Feel an urge to get away to a sunny clime? How about Puerto Vallarta, Mexico? You might be able to get a round-trip ticket for $169.
Not so fast. There's a catch. The taxes and fees on that trip will be $82.61, bringing your $169 fare to $251.61.
Welcome to the new world of air travel, in which the fare is just the beginning of what you'll pay for a ticket. From now on, travelers will have to make their decisions based on fares and fees.
"A lot of (the fees) are new, and a lot of them have gone up enormously," said George Wozniak, owner of Hobbit Travel, a Minneapolis discount fare agency. "Before, they used to be $2, $1, $1.25. It wasn't any big deal. It added up to be $15 or $20. Now all of a sudden it's $80 or $90."
The average traveler would have to be a first-class sleuth to find out exactly what those fees are and where the money goes. Airlines might tell you what the fee total is, as Northwest Airlines does on its Web site, but the fees are not likely to be broken down.
You might find them in a jumble of indecipherable code or in the fine print: "Fees do not include departure/arrival/customs and immigration fees of up to $140."
Even travelers who are shocked might remain clueless, given that not even the Federal Aviation Administration (FAA) keeps track of these fees. The agency is concerned only about the one fee it administers, the passenger facility charge, said spokesman Jim Tise.
The Air Transport Association (ATA), a trade group representing the airlines, keeps a list of fees, but how's a traveler to know that? The best bet is to enlist the help of a travel agent.
One thing is certain: Fees and taxes take billions of dollars out of travelers' pockets annually.
"Isn't it interesting how they've decided that that all of these tickets are cash cows?" Wozniak said.
Here are some of the fees and what they're for. They're nothing to moo at:
Security service fee: This is the newest fee. Travelers will pay up to $10 per trip for the privilege of being scanned, screened, frisked and otherwise given a good going-over at new security gates around the country.
It'll cost $2.50 for each segment of your trip, for a maximum $5 one way and $10 round trip. It applies to all domestic and foreign flights originating in the United States, including trips earned with frequent flier miles.
The fee was Congress' response to the Sept. 11 attacks. Requiring the federal government to take over security, Congress imposed this fee to pay for it. Airports will have federal security directors, who will hire and train security personnel, oversee security procedures and coordinate law enforcement.

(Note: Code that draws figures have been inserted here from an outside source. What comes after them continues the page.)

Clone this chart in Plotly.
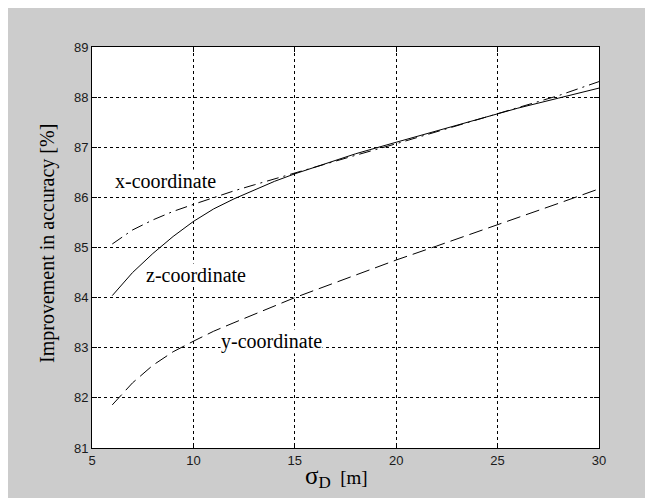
import plotly.graph_objects as go

sigma_d = [6, 7, 8, 9, 10, 11, 12, 13, 14, 15, 16, 18, 20, 22, 24, 26, 28, 30]
z_coord = [84.04, 84.50, 84.88, 85.22, 85.52, 85.77, 85.97, 86.15, 86.32, 86.47,
           86.60, 86.87, 87.10, 87.33, 87.56, 87.78, 87.98, 88.18]
x_coord = [85.07, 85.35, 85.55, 85.72, 85.86, 86.00, 86.13, 86.25, 86.37, 86.48,
           86.60, 86.84, 87.07, 87.31, 87.55, 87.79, 88.03, 88.31]
y_coord = [81.86, 82.30, 82.65, 82.92, 83.13, 83.33, 83.50, 83.67, 83.84, 84.00,
           84.15, 84.45, 84.75, 85.03, 85.31, 85.60, 85.88, 86.17]
x_ticks = [5, 10, 15, 20, 25, 30]
y_ticks = [81, 82, 83, 84, 85, 86, 87, 88, 89]

W, H = 653, 498
L, R, T, B = 84, 62, 39, 58
pw, ph = W - L - R, H - T - B

fig = go.Figure()
fig.add_trace(go.Scatter(x=sigma_d, y=z_coord, mode="lines",
                         line=dict(color="black", width=1), name="z-coordinate"))
fig.add_trace(go.Scatter(x=sigma_d, y=x_coord, mode="lines",
                         line=dict(color="black", width=1, dash="12px,5px,2px,5px"),
                         name="x-coordinate"))
fig.add_trace(go.Scatter(x=sigma_d, y=y_coord, mode="lines",
                         line=dict(color="black", width=1, dash="14px,6px"),
                         name="y-coordinate"))

serif = "Liberation Serif, Times New Roman, serif"
ann_font = dict(family=serif, size=20, color="black")
fig.add_annotation(x=8.6, y=86.33, text="x-coordinate", showarrow=False,
                   font=ann_font, bgcolor="white", borderpad=0)
fig.add_annotation(x=10.13, y=84.45, text="z-coordinate", showarrow=False,
                   font=ann_font, bgcolor="white", borderpad=0)
fig.add_annotation(x=13.83, y=83.12, text="y-coordinate", showarrow=False,
                   font=ann_font, bgcolor="white", borderpad=0)

# x-axis title
fig.add_annotation(xref="paper", yref="paper", x=(336 - 92) / pw, y=-(477 - 448) / ph,
                   yanchor="middle", xanchor="center", showarrow=False,
                   text="<span style='font-size:25px'>σ</span><sub><span style='font-size:17px'>D</span></sub>&nbsp;&nbsp;[m]",
                   font=dict(family=serif, size=19, color="black"))
# y-axis title
fig.add_annotation(xref="paper", yref="paper", x=-(92 - 47) / pw, y=(448 - 244) / ph,
                   xanchor="center", yanchor="middle", textangle=-90, showarrow=False,
                   text="Improvement in accuracy [%]",
                   font=dict(family=serif, size=20, color="black"))

tick_font = dict(family="Liberation Sans, Arial, sans-serif", size=13, color="#1a1a1a")
fig.update_xaxes(range=[5, 30], tickvals=x_ticks, ticktext=[str(v) for v in x_ticks],
                 showgrid=True, gridcolor="black", griddash="dot", gridwidth=1,
                 showline=True, linecolor="black", linewidth=1, mirror="ticks",
                 ticks="inside", ticklen=5, tickcolor="black", tickfont=tick_font,
                 zeroline=False)
fig.update_yaxes(range=[81, 89], tickvals=y_ticks, ticktext=[str(v) for v in y_ticks],
                 showgrid=True, gridcolor="black", griddash="dot", gridwidth=1,
                 showline=True, linecolor="black", linewidth=1, mirror="ticks",
                 ticks="inside", ticklen=5, tickcolor="black", tickfont=tick_font,
                 zeroline=False)
fig.update_layout(width=W, height=H, margin=dict(l=L, r=R, t=T, b=B, pad=0),
                  paper_bgcolor="#cccccc", plot_bgcolor="white", showlegend=False)
fig.write_html("out.html")
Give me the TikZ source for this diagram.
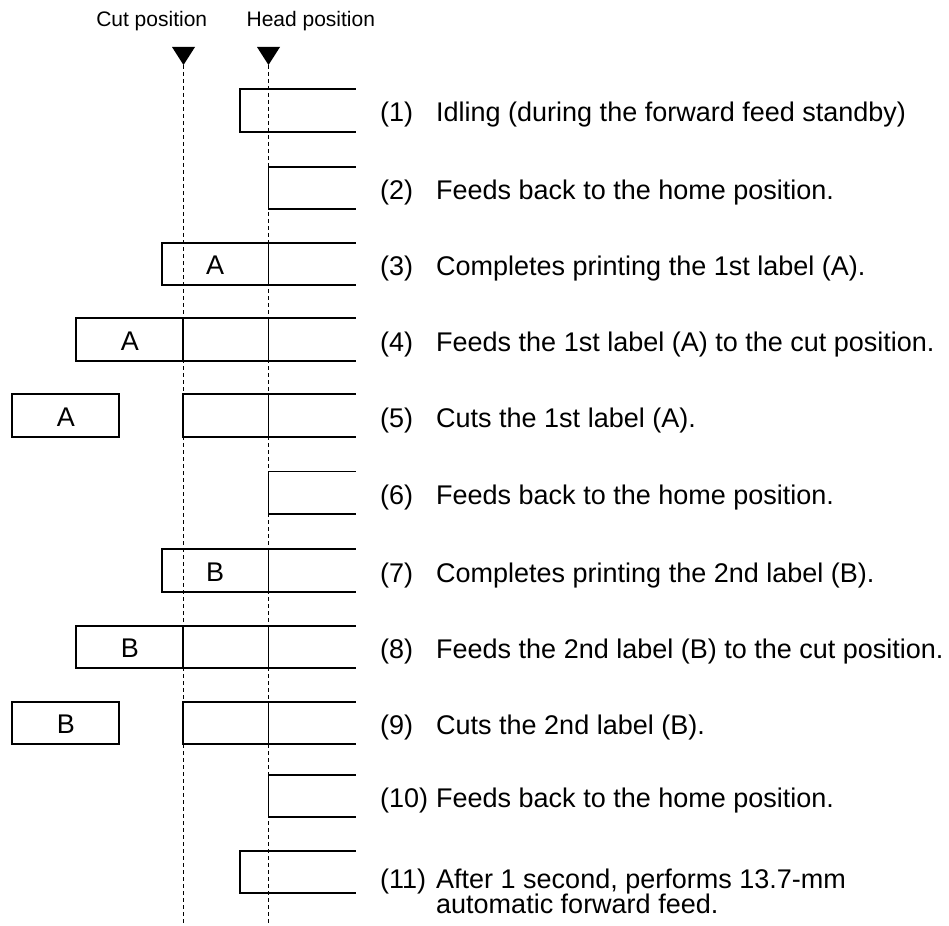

Passenger facility charge: This is an old-timer among fees. It is collected by airlines and turned over to airports to be used to expand and upgrade facilities.
For years it was up to $3 per segment flown, for a maximum of $12 per trip. Now it's up to $4.50 per segment, for a maximum of $18.
The fee is not mandatory, said Tony Molinaro, regional FAA spokesman. "That's something airports are allowed to put on if they want to." And most airports do, he said. "As soon as they get a (new) maximum, they go right to it."
Segment tax: Sometimes called a federal excise tax. It started out at $1 and kept going up. Now it's $3, with a $12 maximum.
The money goes to the Aviation Trust Fund, created in 1970 to improve aviation systems. Congress started snooping two years ago because $7.5 billion was sitting in the fund unused.
Federal ticket tax: This tax, once 10 percent of the ticket price, died out for a while. It came back in 1999 as 7.5 percent of the ticket price. This money also goes into the Aviation Trust Fund. It applies only to flights within the United States.
So how do all these fees add up? Northwest's average domestic ticket costs $274, said Paul Dailey, the airline's domestic pricing manager. Add the 7.5 percent excise tax ($20.55), the passenger facility charge ($18, including one stop each way), segment taxes ($12), security fee ($10).
Now you have a ticket that costs $334.55. Northwest is absorbing a $4.20 fuel cost per ticket.
At some point, Dailey said, some people will turn away from travel because of the price of the ticket, "and a big portion of their ticket costs are going to be these taxes."
They add 22 percent to the price of that $274 ticket, Northwest spokesman Kurt Ebenhoch points out.
Wait, it gets worse
There's a whole other set of fees for trips abroad.
International departure and arrival taxes: These are a no-brainer for the United States and other countries. People arrive at one of your airports, or they leave one of your airports, and they have no choice but to pay your taxes.
But these taxes are a double whammy for travelers.
"Keep in mind when you're traveling internationally, you are paying taxes for two countries," said Steve Loucks, spokesman for Carlson Wagonlit Travel in Minneapolis.
In the United States these taxes are $12.80 each way. They apply to U.S. territories such as Puerto Rico and the Virgin Islands as well as to other countries.
Customs fees, etc.: Each traveler who arrives on U.S. soil from another country pays a $5 customs fee, a $6 immigration fee and a $3 agriculture fee. Perhaps the latter buys biscuits for the food-sniffing beagles.
How big a bite do these fees take on a trip abroad? For a trip to London in March, a $340 fare became $442.46 with the addition of $102.46 in taxes and fees.